Riklis recreates 1980s Beirut in Israel for the film and its authenticity is poetic. From the painted portraits of PLO leader Arafat on the walls of the camp, to the street graffiti that read "Welcome To Hell," he offers an insight into a world some of us may have thought past, but which is only too frighteningly true these days. While we walk the narrow edge between war and peace in the Middle East, Zaytoun offers a haunting view in, complete with the human, emotional casualties we hardly find featured on the news.

The film is punctuated by some outstanding performances, like Dorff's of course, who easily shifts from absolutely lovable to weirdly seedy, but also his co-star Abdallah El Akal who plays Fahed with the métier of an actor well beyond his youth. There is Loai Nofi as the hilarious taxi driver Aboudi and Palestinian actor Ali Suliman plays a Syrian soldier in a short but wonderfully important cameo.
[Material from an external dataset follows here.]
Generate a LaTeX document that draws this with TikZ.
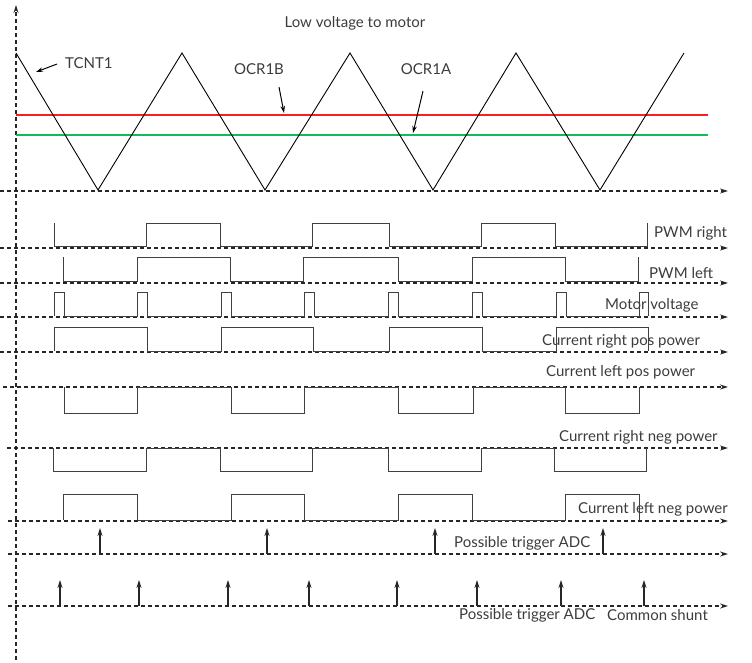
\documentclass[tikz,border=0pt]{standalone}
\usepackage{fontspec}
\setmainfont{Lato}
\usetikzlibrary{arrows.meta}
\begin{document}
\begin{tikzpicture}[x=1pt,y=-1pt,
  axisline/.style={black!85,line width=1.1pt,dash pattern=on 4pt off 3pt,-{Stealth[length=8pt,width=5pt]}},
  wave/.style={black!75,line width=0.9pt,line join=miter},
  trig/.style={black!85,line width=1.1pt,-{Stealth[length=8pt,width=5pt]}},
  note/.style={black,line width=1pt,-{Stealth[length=7pt,width=4.5pt]}},
  lbl/.style={font=\fontsize{15}{17}\selectfont,text={rgb,255:red,60;green,60;blue,60},inner sep=0pt,anchor=west},
  ttl/.style={font=\fontsize{15}{17}\selectfont,text={rgb,255:red,60;green,60;blue,60},inner sep=0pt}]
\useasboundingbox (0,0) rectangle (752,662);

% vertical axis
\coordinate (vbot) at (16,660);
\coordinate (vtop) at (16,5);
\draw[axisline] (vbot) -- (vtop);

% horizontal axes
\foreach \y/\xs in {191/0,248/0,283/0,317/0,352/0,387/3,448/7,521/8,554/8,606/8}{
  \draw[axisline] (\xs,\y) -- (728,\y);
}

% compare levels
\draw[draw={rgb,255:red,250;green,30;blue,30},line width=1.2pt] (16,115) -- (708,115);
\draw[draw={rgb,255:red,20;green,185;blue,90},line width=1.2pt] (16,135) -- (708,135);

% TCNT1 triangle
\draw[wave,black] (16,53)--(98,190)--(182,53)--(265,190)--(350,53)--(433,190)--(516,53)--(600,190)--(684,53);

% PWM right
\draw[wave] (54,223)--(54,246)--(146,246)--(146,223)--(220,223)--(220,246)--(312,246)--(312,223)--(389,223)--(389,246)--(481,246)--(481,223)--(555,223)--(555,246)--(647,246)--(647,223);
% PWM left
\draw[wave] (63,257)--(63,281)--(137,281)--(137,257)--(230,257)--(230,281)--(303,281)--(303,257)--(398,257)--(398,281)--(472,281)--(472,257)--(565,257)--(565,281)--(638,281)--(638,257);
% Motor voltage
\draw[wave] (54,316)--(54,292)--(64,292)--(64,316)--(137,316)--(137,292)--(147,292)--(147,316)--(221,316)--(221,292)--(231,292)--(231,316)--(304,316)--(304,292)--(314,292)--(314,316)--(388,316)--(388,292)--(398,292)--(398,316)--(472,316)--(472,292)--(482,292)--(482,316)--(556,316)--(556,292)--(566,292)--(566,316)--(639,316)--(639,292)--(648,292)--(648,316);
% Current right pos power
\draw[wave] (54,351)--(54,327)--(147,327)--(147,351)--(221,351)--(221,327)--(313,327)--(313,351)--(389,351)--(389,327)--(482,327)--(482,351)--(556,351)--(556,327)--(648,327)--(648,351);
% Current left pos power
\draw[wave] (64,387)--(64,413)--(137,413)--(137,387)--(231,387)--(231,413)--(304,413)--(304,387)--(398,387)--(398,413)--(473,413)--(473,387)--(565,387)--(565,413)--(639,413)--(639,387);
% Current right neg power
\draw[wave] (53,448)--(53,471)--(146,471)--(146,448)--(220,448)--(220,471)--(312,471)--(312,448)--(388,448)--(388,471)--(481,471)--(481,448)--(554,448)--(554,471)--(646,471)--(646,448);
% Current left neg power
\draw[wave] (63,520)--(63,494)--(137,494)--(137,520)--(231,520)--(231,494)--(304,494)--(304,520)--(398,520)--(398,494)--(472,494)--(472,520)--(565,520)--(565,494)--(639,494)--(639,520);

% trigger arrows
\foreach \x in {100,267,435,603}{ \draw[trig] (\x,554) -- (\x,528); }
\foreach \x in {60,139,228,309,397,477,561,644}{ \draw[trig] (\x,606) -- (\x,580); }

% labels
\node[ttl] (title) at (355,23) {Low voltage to motor};
\node[lbl] (tcnt) at (65,63) {TCNT1};
\node[ttl] (ocrb) at (259,69) {OCR1B};
\node[ttl] (ocra) at (426,69) {OCR1A};
\coordinate (tcntS) at (57,64); \coordinate (tcntE) at (36,72);
\coordinate (ocrbS) at (279,87); \coordinate (ocrbE) at (284,113);
\coordinate (ocraS) at (423,91); \coordinate (ocraE) at (413,133);
\draw[note] (tcntS) -- (tcntE);
\draw[note] (ocrbS) -- (ocrbE);
\draw[note] (ocraS) -- (ocraE);

\node[lbl] (l1) at (654,233) {PWM right};
\node[lbl] (l2) at (649,273) {PWM left};
\node[lbl] (l3) at (605,305) {Motor voltage};
\node[lbl] (l4) at (542,341) {Current right pos power};
\node[lbl] (l5) at (546,372) {Current left pos power};
\node[lbl] (l6) at (559,437) {Current right neg power};
\node[lbl] (l7) at (578,509) {Current left neg power};
\node[lbl] (l8) at (454,543) {Possible trigger ADC};
\node[lbl] (l9) at (459,615) {Possible trigger ADC};
\node[lbl] (l10) at (607,615) {Common shunt};
\end{tikzpicture}
\end{document}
Of course, a film cannot exist without a great script and it took first time screenwriter Nader Rizq nearly 20 years to realize his project. But with the help of visionary producers Gareth Unwin (whose Bedlam Productions brought audiences Oscar winner The King's Speech) and Fred Ritzenberg, Rizq explores a world where our need for survival finally outwits our need for control. And the fact that a film based on a story by a Palestinian writer has been selected for the upcoming UK Jewish Film Festival in November says it all.

Zaytoun plays through Sunday Sept. 16th at TIFF and I hope with every inch of my heart that the film will be coming to a screen near all of us very soon.